Concerned at the expense of the power granted to local govt under clause 161 (2), which reads A differential rate which is higher or lower for some land in the municipal district than for other land may be declared on the basis of any criterea specified by the Council in the rate. That is carte blanche, open sesame. There can be differential rates on any criteria, and it was in that basis that the National Party objected most strenously to the powers contained in clause 161. We did so on the grounds that no one was in a position to protect ratepayers against potential abuse. It is clear that, in relation to minimum rates- which will, incidentally, de deleted by the Bill-some municipalities have been obtaining more than half of their entire rate revenue under the guise of minimum rates. The National Party wants to ensure that we at least restrain the potential for that power to be abused.....the MAV and the municipalities should be invited to define the classes or basis upon which the rates were levied, and explain the differentiation. It seemed a fair enough compromise, that they should be defined and put into the Bill, enabling everybody to know where we stand in relation to those defined categories.....yet under section 161 it was being advocated that the door be opened to the creation of additional minority groups.
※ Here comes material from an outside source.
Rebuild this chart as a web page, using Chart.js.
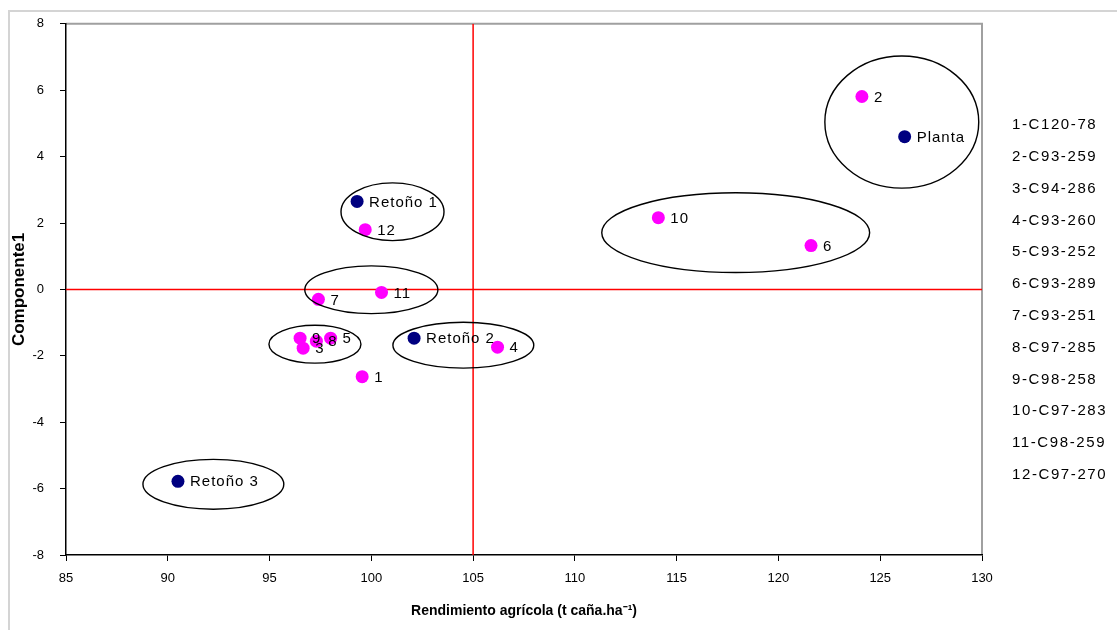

It was in that basis that we objected to the provision most strenously I place on the record now the fact that the National Party would profer that the definition of rates under which differentials are to be struck should be declared and identified in the legislation. ...I anticipate that enormous problems will surface if the Bill is passed and that open-ended differential rates will come back to haunt us. Roger Hallam Min. Local Government Western Province., Aug 3 1988

Sunday

Winston Churchill 1874-1965

It is quite true that the land monopoly is not the only monopoly which exists, but it is by far the greatest of monopolies - it is a perpetual monopoly, and it is the mother of all other forms of monopoly. Nothing is more amusing than to watch the efforts of our monopolist opponents to prove that other forms of property and increment are exactly the same, and are similar in all respects to the unearned increment in land. I have made speeches by the yard on the subject of land value taxation, and you know what a supporter I am of that policy.

Henry George (1839-1897): Protection or Free Trade

Introduction: A tax on land values is of all taxes that which best fulfils every requirement of a perfect tax. As land cannot be hidden or carried off, a tax on land values can be assessed with more certainty and can be collected with greater ease and less expense than any other tax, while it does not in the slightest degree check production or lessen its incentive. It is, in fact, a tax only in form, being in nature a rent - a taking for the use of the community of a value that arises not from individual exertion but from the growth of the community. For it is not anything that the individual owner or user does that gives value to land. The value that he creates is a value that attaches to improvements. This, being the the result of individual exertion, properly belongs to the individual, and cannot be taxed without lessening the incentive to production. But the value that attaches to land itself is a value arising from the growth of the community and increasing with social growth. It therefore properly belongs to the community, and can be taken to the last penny without in the slightest degree lessening the incentive to production. For justice to be done between men it is not necessary for the State to take the land; it is only necessary to take its rent. Our primary social adjustment is a denial of justice. In allowing one man to own the land on which and from which other men must live, we have made them his bondsmen in a degree which increases as material progress goes on.

Thursday

Franco Modigliani (1985):

It is important that rent of land be retained as a source of government revenue. Some persons who could make excellent use of land would be unable to raise money for the purchase price. Collecting rent annually provides access to land for persons with limited access to credit.